Issue:

The author of an acclaimed book on Japan’s entry into WWII discusses the causes and dismisses any comparison to today’s government activities.

Eri Hotta and Japan 1941

by SUVENDRINI KAKUCHI

BEST SELLING AUTHOR ERI HOTTA was the guest of honor at a Book Break held by the Library Committee in July to discuss her book, Japan 1941: Countdown to Infamy. It was an extremely timely subject, coming as it did in the midst of the Abe administration’s push to enact bills that would effectively change the nation’s interpretation of the peace clause, Article 9, in the Japanese Constitution.

Hotta was born in Tokyo and educated in Japan, the United States, and Britain. She has taught at Oxford, in Tokyo and Jerusalem. She is also the author of Pan Asianism and Japan’s War, 1931-45.

Q: In your book you describe how the leaders in Japan in 1941 knew that the odds were stacked against the country if they were to go to war with the United States. Why, then, did they take the decision to bomb Pearl Harbour?

A: The attack was carried out without a formal termination of diplomatic relations by Japan, let alone a declaration of war. But Prime Minister General Hideki Tojo described the Japanese offensive as a desperate, defensive battle: Japan (he believed) was the victim of Washington’s unwillingness to yield an inch on its demands including the Japanese withdrawal from China and a rejection of Japan’s puppet government in Nanjing. The official rendition of events reveals that Japanese leaders at that time harboured deep seated feelings of persecution and wounded national pride.

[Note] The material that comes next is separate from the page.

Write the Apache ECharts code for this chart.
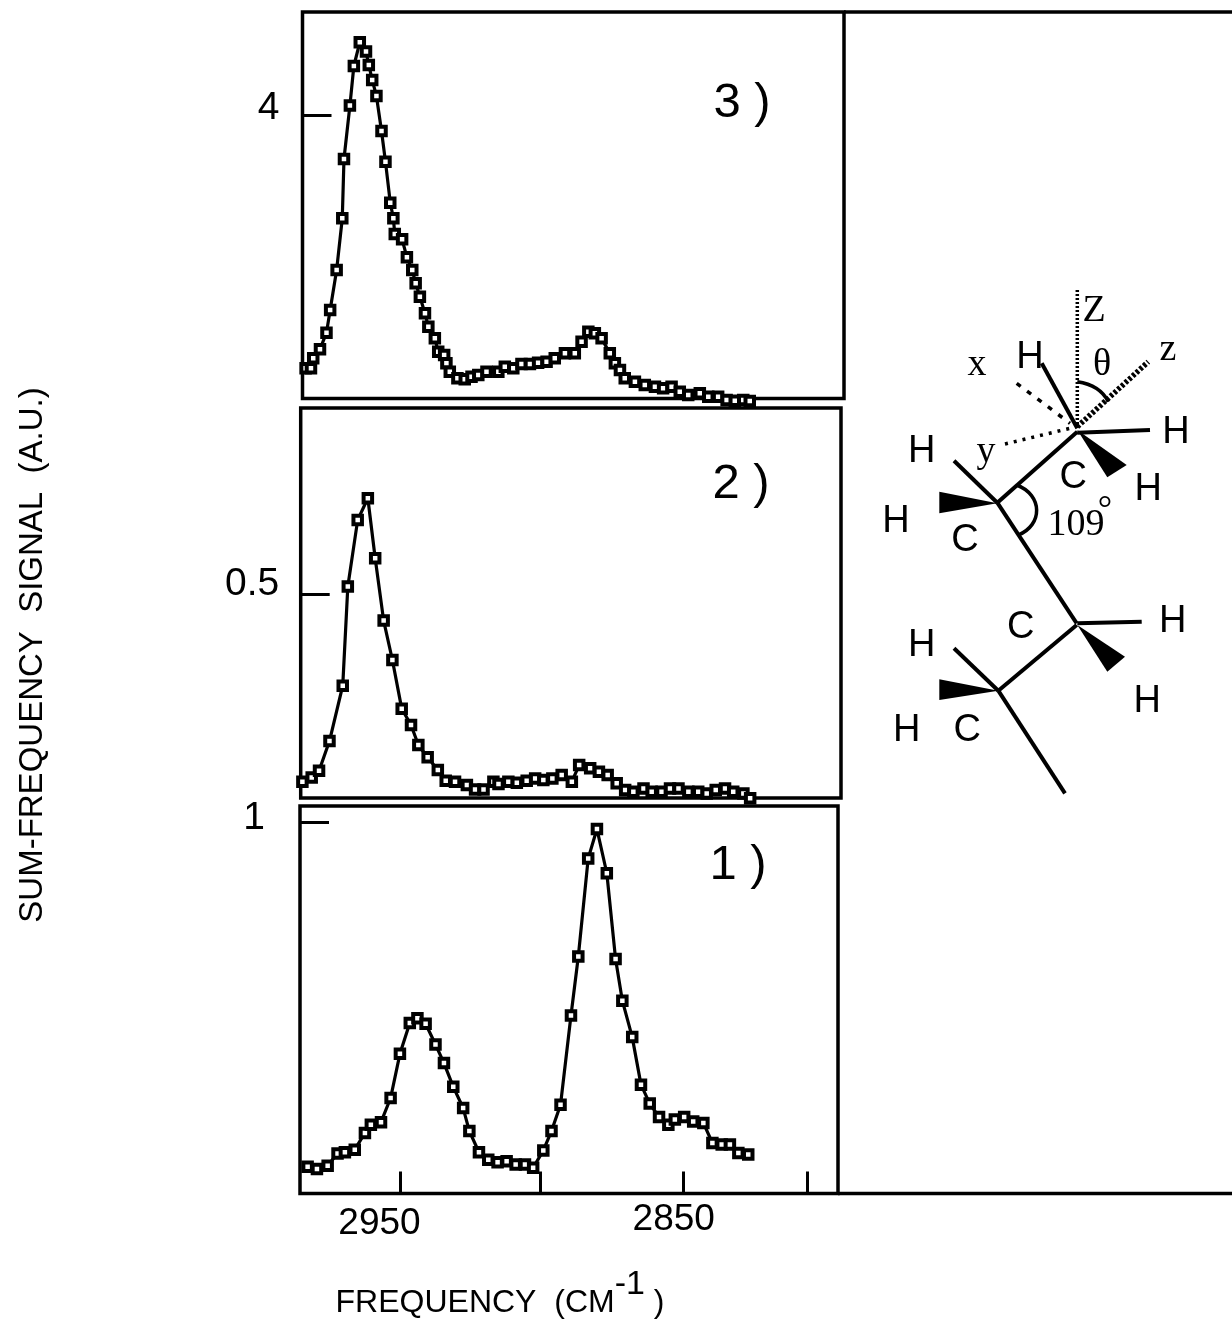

In my book, I point out how the leaders were torn about going to war. Take Tojo for example. In public he appeared gung-ho but, in fact, he felt uncertain about going to war because he was rationally aware of the small possibility of a Japanese victory. Prince Konoe, who was the prime minister until mid October, and almost everyone else in the top leadership felt the same. Yet surviving records show that they were responsible for making a conscious and collaborative decision to go to war with the West having talked themselves into believing that they were victims of circumstances.

They were guilty of negligence concerning what would happen after the initial offensive. It was a huge national gamble that risked the lives of people and those in the countries Japan had attacked and invaded. The tragic irony is that Japanese culture, with its intrinsic preference for consensus and harmony however superficial could not help encourage honest discussion at the critical junctures.

Q: Seventy years after the defeat, are any lessons to be learned as we watch the debate on new security bills in the Japanese Diet?

A: I don’t see an illuminating comparison between the crisis enveloping Japan in 1941 and what is going on now under the leadership of Prime Minister Abe, despite his support of revisionism and nationalism in order to, as he puts it, bring back Japan’s confidence. Abe can afford to continue his strong posturing because Japan, the most loyal Cold War ally in the region, remains under the U.S. umbrella. Everyone takes for granted that there will be no full fledged war.

But Abe’s tough talk is highly problematic. He paints an idealized portrait of Japan’s imperialistic past in which his grandfather, Nobusuke Kishi, played no small part. He denies historical interpretations that, inconveniently, do not fit his version. That kind of intellectual inflexibility, presented as a national norm by a top political leader of a state, is highly misleading and does great disservice to Japan.

Q: How do you view Abe’s and other political leaders’ visits to Yasukuni, Japan’s war shrine? The reasoning by Japanese leaders is that it is a visit to pray for peace. How would you explain this complex approach?

A: I wouldn’t say it’s a complex approach, but a wrong headed one. Japan’s ultranationalistic discourse on its war past is based on two ideologies a nostalgia for the military past and the peace that we have enjoyed for the last 70 years. There is no direct causal link between war and peace in this situation.

The tendency of the ultraright to insinuate that many people died in order to safeguard Japan’s interests and peace misses the point. The truth is that too many died, civilians and those fighting overseas, and Japan lost the war despite of all those deaths. Peace might have come without those deaths and losses, and without having fought the illogical, unwinnable war.

It is an uncomfortable question because it cuts to the heart of war responsibility that is the original war responsibility of who started/condoned the war, and whether the war could have been avoided altogether. After the war, some conservative aspects of the old order most notably the imperial system were perpetuated and further buttressed by the U.S. Cold War policy for the sake of stability. This also made it difficult for post war Japan to face up to these difficult questions.

Q: Then what would you say would constitute a real apology from Japan for its war of aggression in Asia?

A: The key obstacle in Japan to any kind of reconciliation, in a general sense, is that history is too bothersome to think about. We have the presumption that so long as we can chant pacifist mantra, we have successfully made ourselves a peace loving nation and we are off the hook from examining our more unsavory past. In a more official sense, there are lessons to be learned from post war Germany. Willy Brandt spontaneously fell on his knees in front of Warsaw Ghetto Uprising memorial and this moment is still remembered as an apology for the past.


Suvendrini Kakuchi is a correspondent for the UK-based University World News, with a focus on higher education issues.